- **What is being asked**
Look through the records below, and copy out every line that holds the string "with".

— start of Data provided —

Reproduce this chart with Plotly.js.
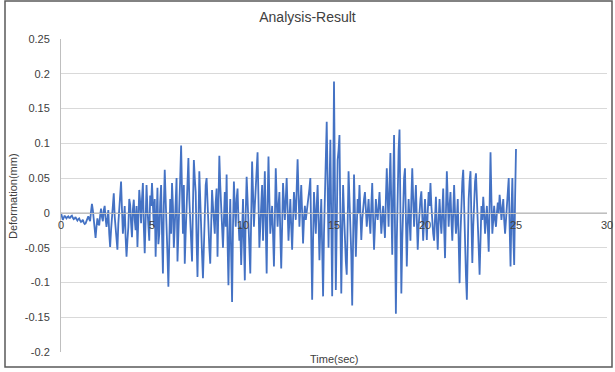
<!DOCTYPE html>
<html>
<head>
<meta charset="utf-8">
<script src="https://cdn.plot.ly/plotly-3.0.1.min.js"></script>
<style>
  html, body { margin: 0; padding: 0; background: #ffffff; }
  #chart { width: 615px; height: 372px; }
</style>
</head>
<body>
<div id="chart"></div>
<script>
// ---- data ----
const chartTitle = "Analysis-Result";
const xAxisTitle = "Time(sec)";
const yAxisTitle = "Deformation(mm)";
const startTime = 0;      // sec
const timeStep = 0.05;    // sec between samples
// Deformation (mm), one sample every 0.05 s from 0 to 25 s (one row per second)
const deformation = [
  0, -0.006, -0.01, -0.007, -0.004, -0.006, -0.008, -0.006, -0.005, -0.007, -0.007, -0.005, -0.004, -0.007, -0.009, -0.008, -0.006, -0.009, -0.011, -0.009,
  -0.008, -0.011, -0.013, -0.012, -0.01, -0.014, -0.016, -0.015, -0.012, -0.008, -0.005, -0.009, -0.012, 0.002, 0.013, 0.004, -0.01, -0.022, -0.036, -0.02,
  -0.008, -0.015, -0.018, -0.004, 0.006, -0.006, -0.012, 0.004, 0.01, -0.008, -0.02, -0.01, 0.004, -0.03, -0.049, -0.025, -0.01, 0.012, 0.028, -0.005,
  -0.02, -0.04, -0.053, -0.015, 0.012, 0.03, 0.045, 0.005, -0.03, -0.012, 0.01, -0.035, -0.063, -0.04, -0.02, 0.02, 0.012, -0.015, -0.035, 0.005,
  0.019, -0.01, -0.025, 0.01, -0.049, -0.01, 0.033, 0.015, -0.015, 0.02, 0.043, -0.02, -0.058, -0.01, 0.04, 0.005, -0.02, -0.04, 0.025, 0.01,
  0.043, 0.01, -0.02, 0.02, -0.063, -0.01, 0.036, -0.045, -0.03, 0.015, 0.04, -0.03, -0.087, 0.01, 0.062, 0.02, -0.04, -0.06, -0.106, -0.03,
  0.02, -0.03, 0.043, 0.01, -0.05, -0.02, 0.03, 0.05, -0.07, -0.04, 0.01, 0.05, 0.097, 0.03, -0.03, 0.04, -0.073, -0.03, 0.02, 0.055,
  0.079, 0.02, -0.02, -0.05, -0.07, 0.01, 0.076, 0.05, 0.03, -0.04, -0.092, -0.02, 0.06, 0.02, -0.04, -0.06, -0.094, -0.04, 0.02, 0.04,
  0.05, 0.01, -0.03, -0.05, -0.073, -0.02, 0.033, 0.01, -0.01, -0.03, 0.015, 0.035, -0.063, 0.02, 0.082, 0.04, 0.01, -0.02, -0.05, -0.01,
  0.03, -0.02, 0.055, -0.04, -0.104, -0.03, 0.02, -0.06, -0.128, -0.02, 0.045, 0.01, -0.02, 0.02, 0.035, -0.01, -0.04, -0.02, -0.075, -0.03,
  0.02, -0.04, -0.097, 0.0, 0.052, 0.02, -0.03, -0.05, -0.087, 0.01, 0.074, 0.03, -0.02, 0.01, 0.04, 0.06, 0.087, 0.02, -0.05, -0.02,
  0.02, 0.04, -0.04, 0.01, 0.06, -0.02, -0.087, 0.01, 0.081, 0.02, -0.03, -0.01, 0.01, -0.03, -0.077, -0.01, 0.064, 0.02, -0.02, 0.01,
  0.03, -0.03, -0.08, -0.02, 0.043, 0.015, -0.01, 0.02, 0.05, 0.005, -0.04, -0.01, 0.02, -0.02, -0.053, -0.01, 0.03, 0.01, -0.01, 0.035,
  0.077, 0.03, -0.02, 0.01, 0.04, 0.0, -0.044, -0.01, 0.01, -0.01, 0.0, 0.01, 0.02, 0.035, 0.05, -0.03, -0.125, -0.04, 0.03, 0.0,
  -0.03, 0.01, 0.04, -0.01, -0.068, -0.02, 0.02, -0.05, -0.12, -0.03, 0.03, 0.08, 0.131, 0.04, -0.05, 0.03, 0.105, -0.01, -0.12, 0.02,
  0.189, 0.04, -0.111, -0.02, 0.076, 0.09, 0.112, -0.01, -0.116, -0.03, 0.04, 0.0, -0.05, -0.07, -0.089, -0.01, 0.06, 0.02, -0.02, -0.06,
  -0.133, -0.04, 0.055, 0.0, -0.063, -0.02, 0.02, 0.0, 0.04, 0.0, -0.039, -0.01, 0.01, 0.02, 0.03, 0.0, -0.02, 0.0, 0.02, -0.01,
  -0.03, 0.01, 0.043, -0.01, -0.053, -0.02, 0.02, 0.0, -0.01, 0.01, 0.03, 0.0, -0.03, -0.01, 0.01, -0.015, -0.036, 0.02, 0.064, 0.02,
  -0.02, 0.04, 0.086, 0.01, -0.06, 0.03, 0.112, -0.02, -0.145, -0.04, 0.05, 0.09, 0.12, 0.0, -0.116, -0.04, 0.03, 0.05, 0.064, -0.01,
  -0.077, -0.02, 0.02, -0.01, -0.04, 0.02, 0.064, 0.02, -0.02, 0.01, 0.04, -0.01, -0.053, -0.02, 0.01, 0.02, 0.031, -0.01, -0.04, -0.01,
  0.02, -0.01, -0.039, 0.0, 0.03, 0.01, 0.043, 0.01, -0.02, -0.03, -0.04, -0.01, 0.023, -0.02, -0.053, -0.01, 0.02, -0.01, -0.03, 0.0,
  0.035, -0.02, -0.065, 0.0, 0.06, 0.02, -0.02, 0.01, 0.03, -0.01, -0.04, 0.0, 0.04, 0.0, -0.03, -0.01, 0.02, -0.04, -0.101, -0.03,
  0.03, 0.045, 0.062, 0.0, -0.05, -0.09, -0.125, -0.04, 0.02, 0.045, 0.06, -0.01, -0.072, -0.02, 0.03, 0.045, 0.057, 0.01, -0.02, -0.05,
  -0.089, -0.03, 0.01, -0.01, 0.023, 0.0, -0.03, -0.01, 0.01, -0.02, -0.056, 0.01, 0.087, 0.02, -0.03, -0.01, 0.01, -0.01, -0.02, 0.0,
  0.015, 0.0, 0.026, 0.01, -0.01, 0.005, 0.02, -0.01, -0.03, -0.01, 0.01, 0.03, 0.05, -0.02, -0.077, 0.0, 0.05, -0.03, -0.075, 0.02,
  0.092
];
const xTickVals = [0, 5, 10, 15, 20, 25, 30];
const xTickText = ["0", "5", "10", "15", "20", "25", "30"];
const yTickVals = [0.25, 0.2, 0.15, 0.1, 0.05, 0, -0.05, -0.1, -0.15, -0.2];
const yTickText = ["0.25", "0.2", "0.15", "0.1", "0.05", "0", "-0.05", "-0.1", "-0.15", "-0.2"];
const xRange = [0, 30];
const yRange = [-0.2, 0.25];

// ---- chart ----
const fontFam = "Liberation Sans, Arial, sans-serif";
const trace = {
  type: "scatter",
  mode: "lines",
  y: deformation,
  x0: startTime,
  dx: timeStep,
  line: { color: "#4472C4", width: 1.8 },
  hoverinfo: "skip"
};

// fraction of the plot height where y = 0 sits (x axis crosses there)
const zeroPos = (0 - yRange[0]) / (yRange[1] - yRange[0]);

const layout = {
  width: 615,
  height: 372,
  paper_bgcolor: "#ffffff",
  plot_bgcolor: "#ffffff",
  margin: { l: 61, r: 8, t: 39, b: 20, pad: 0 },
  showlegend: false,
  font: { family: fontFam, color: "#595959", size: 11 },
  title: {
    text: chartTitle,
    font: { family: fontFam, size: 14, color: "#404040" },
    x: 0.5, xref: "container", xanchor: "center",
    y: 1 - 17 / 372, yref: "container", yanchor: "middle"
  },
  xaxis: {
    range: xRange,
    tickvals: xTickVals,
    ticktext: xTickText,
    anchor: "free",
    position: zeroPos,
    showgrid: false,
    zeroline: false,
    showline: true,
    linecolor: "#bfbfbf",
    linewidth: 1,
    ticks: "",
    ticklabelstandoff: 2,
    tickfont: { family: fontFam, size: 11, color: "#404040" },
    layer: "above traces",
    fixedrange: true
  },
  yaxis: {
    range: yRange,
    tickvals: yTickVals,
    ticktext: yTickText,
    showgrid: true,
    gridcolor: "#d9d9d9",
    gridwidth: 1,
    zeroline: false,
    showline: true,
    linecolor: "#bfbfbf",
    linewidth: 1,
    ticks: "",
    ticklabelstandoff: 8,
    tickfont: { family: fontFam, size: 11, color: "#404040" },
    fixedrange: true
  },
  annotations: [
    {
      text: xAxisTitle,
      xref: "paper", yref: "paper",
      x: (334 - 61) / 546, y: (352 - 359) / 313,
      xanchor: "center", yanchor: "middle",
      showarrow: false,
      font: { family: fontFam, size: 11, color: "#404040" }
    },
    {
      text: yAxisTitle,
      xref: "paper", yref: "paper",
      x: (13 - 61) / 546, y: (352 - 196) / 313,
      xanchor: "center", yanchor: "middle",
      textangle: -90,
      showarrow: false,
      font: { family: fontFam, size: 11, color: "#404040" }
    }
  ],
  shapes: [
    {
      type: "rect",
      xref: "paper", yref: "paper",
      x0: (5 - 61) / 546, x1: (612 - 61) / 546,
      y0: (352 - 367) / 313, y1: (352 - 1) / 313,
      line: { color: "#5a5a5a", width: 1.5 },
      fillcolor: "rgba(0,0,0,0)",
      layer: "below"
    }
  ]
};

Plotly.newPlot("chart", [trace], layout, { staticPlot: true, displayModeBar: false });
</script>
</body>
</html>
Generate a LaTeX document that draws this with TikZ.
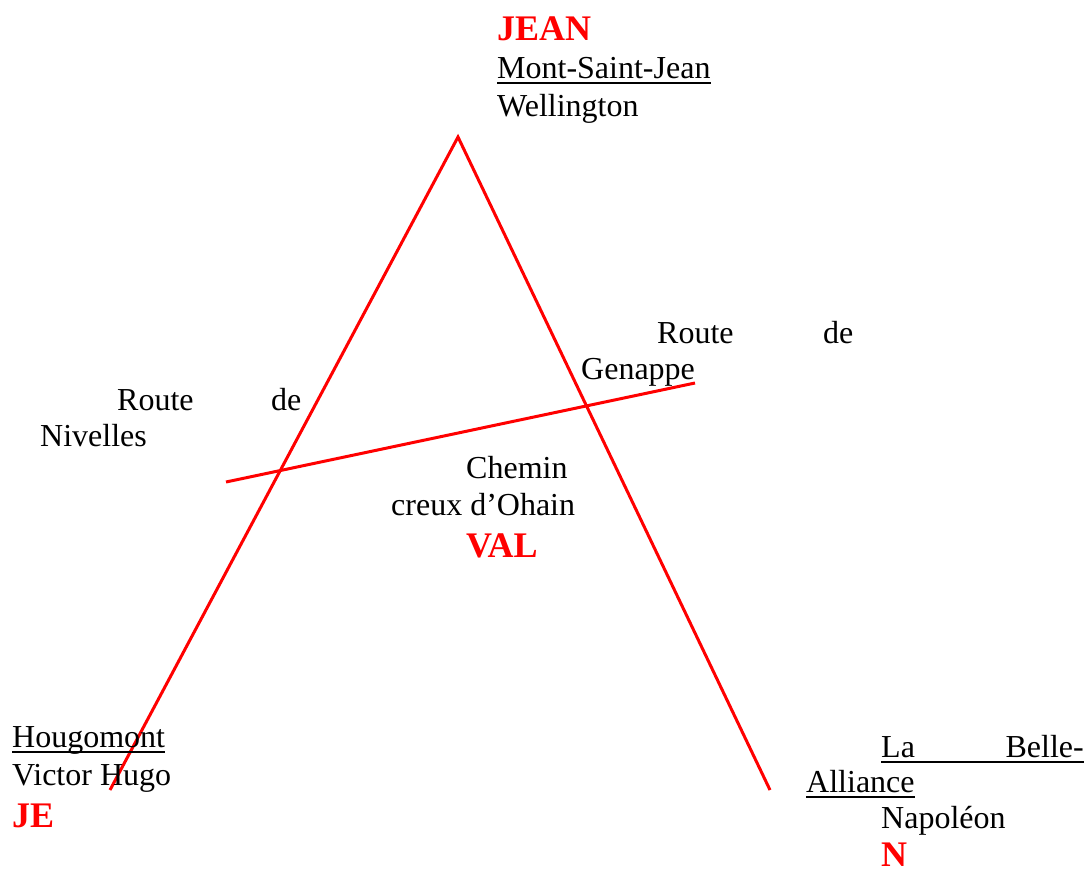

— end of Data provided —

- **Output for this exercise**
Reproduce this chart with Plotly.js.
Generate a LaTeX document that draws this with TikZ.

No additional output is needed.